- Associated Press - Thursday, April 14, 2011

Kobe Bryant has all that championship experience, and perhaps the NBA’s best supporting cast. The Miami Heat have the promise of what LeBron James and Dwyane Wade can deliver in their first postseason together, and the Boston Celtics think their playoff-tested group can do again.

“You don’t ever know if you’re going to win a championship until you get there, but you know you have the pieces that can compete for one,” Wade said. “That’s where we’re at right now.”

But to win an NBA title, those teams may have to go past Michael Jordan.

Well, past his likeness anyway.

The Chicago Bulls, with dynamite point guard Derrick Rose, earned home-court advantage by finishing with the league’s best record for the first time since Jordan ruled the NBA. Keep on winning, and the Bulls would open the finals at United Center, with its statue of Jordan outside.

And what a story it would be if his old coach was on the opposing sideline.

Phil Jackson, who led Jordan and the Bulls to six NBA titles, is expected to retire after this season. The Lakers would love to send him off with a sixth title in Los Angeles and a remarkable fourth three-peat.

They are the No. 2 seed in the Western Conference and endured a five-game losing streak late in the season. But they still have Bryant, seeking to tie Jordan with a sixth ring, and loads of interior depth with Pau Gasol, Lamar Odom and they hope a healthy Andrew Bynum.

And they might be back on track after closing the regular season with two straight victories.

“Maybe we turned a corner the last two nights,” Jackson said. “We can’t do anything easy. We’re bipolar.”

The playoffs start Saturday, with Chicago hosting Indiana in the opener. Also Saturday, the Heat play Philadelphia; Atlanta and Orlando meet in a postseason rematch, and Portland visits Dallas.

The Lakers get started Sunday against New Orleans, after West No. 1 seed San Antonio welcomes the Memphis Grizzlies. The Celtics drew the New York Knicks, in their first postseason since 2004 and confident they are dangerous with the Carmelo Anthony-Amar’e Stoudemire tandem; before scoring leader Kevin Durant and the Oklahoma City Thunder face the new-look Denver Nuggets in the nightcap.

The Bulls may lack the star power of some other heavyweights, but they’ve spent the last few months making believers of all of them. Led by Rose, perhaps the MVP favorite, Chicago went 62-20 for its best record since finishing with the same mark in 1997-98, Jordan’s final season.

“Chicago’s a good team and there’s a reason why can they keep coming at you in waves,” Knicks coach Mike D’Antoni said, “and they play hard.”

Carlos Boozer and Joakim Noah provide a strong tandem inside and the Bulls not surprisingly were a top defensive club under coach Tom Thibodeau, the architect of the Boston defense that knocked out Wade, then James in last year’s playoffs on the way to the finals.
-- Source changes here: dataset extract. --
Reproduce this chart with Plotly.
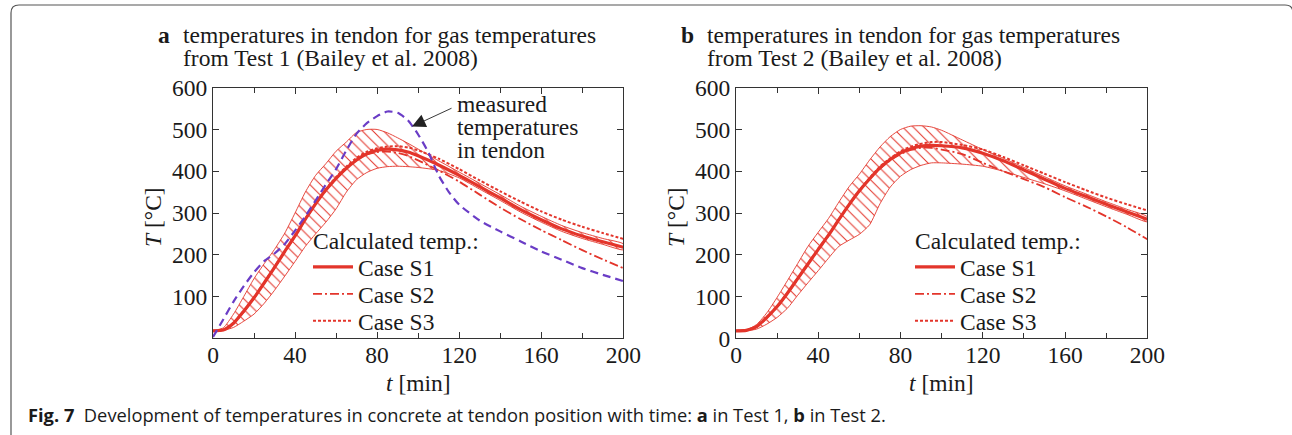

That duo then joined Chris Bosh in Miami, and after some early struggles and more scrutiny than any team should endure, the Heat surged into the postseason with 15 wins in their last 18 games and perhaps can still meet the expectations that were raised last July.

“All these teams we’re talking about, they’re all flawed. There’s no perfect team to be honest with you. So if you’ve got two of the five best players, they are very dangerous,” Hall of Famer and TNT analyst Charles Barkley said.

The two most intriguing first-round series could involve Anthony’s current and former teams.

New York struggled last month as it adjusted to the trade with Denver, but won seven straight down the stretch to set up the 14th Celtics-Knicks series. Boston had its problems since dealing center Kendrick Perkins to the Thunder, and though the Celtics quickly put things together last year after a lackluster finish to the regular season, there’s questions if they can do it again following such a major change to their roster.

Doc Rivers said his team will be ready.

“I think this is what our guys have been playing for all year,” he said. “You know, when you lose a Game 7, it sticks with you.”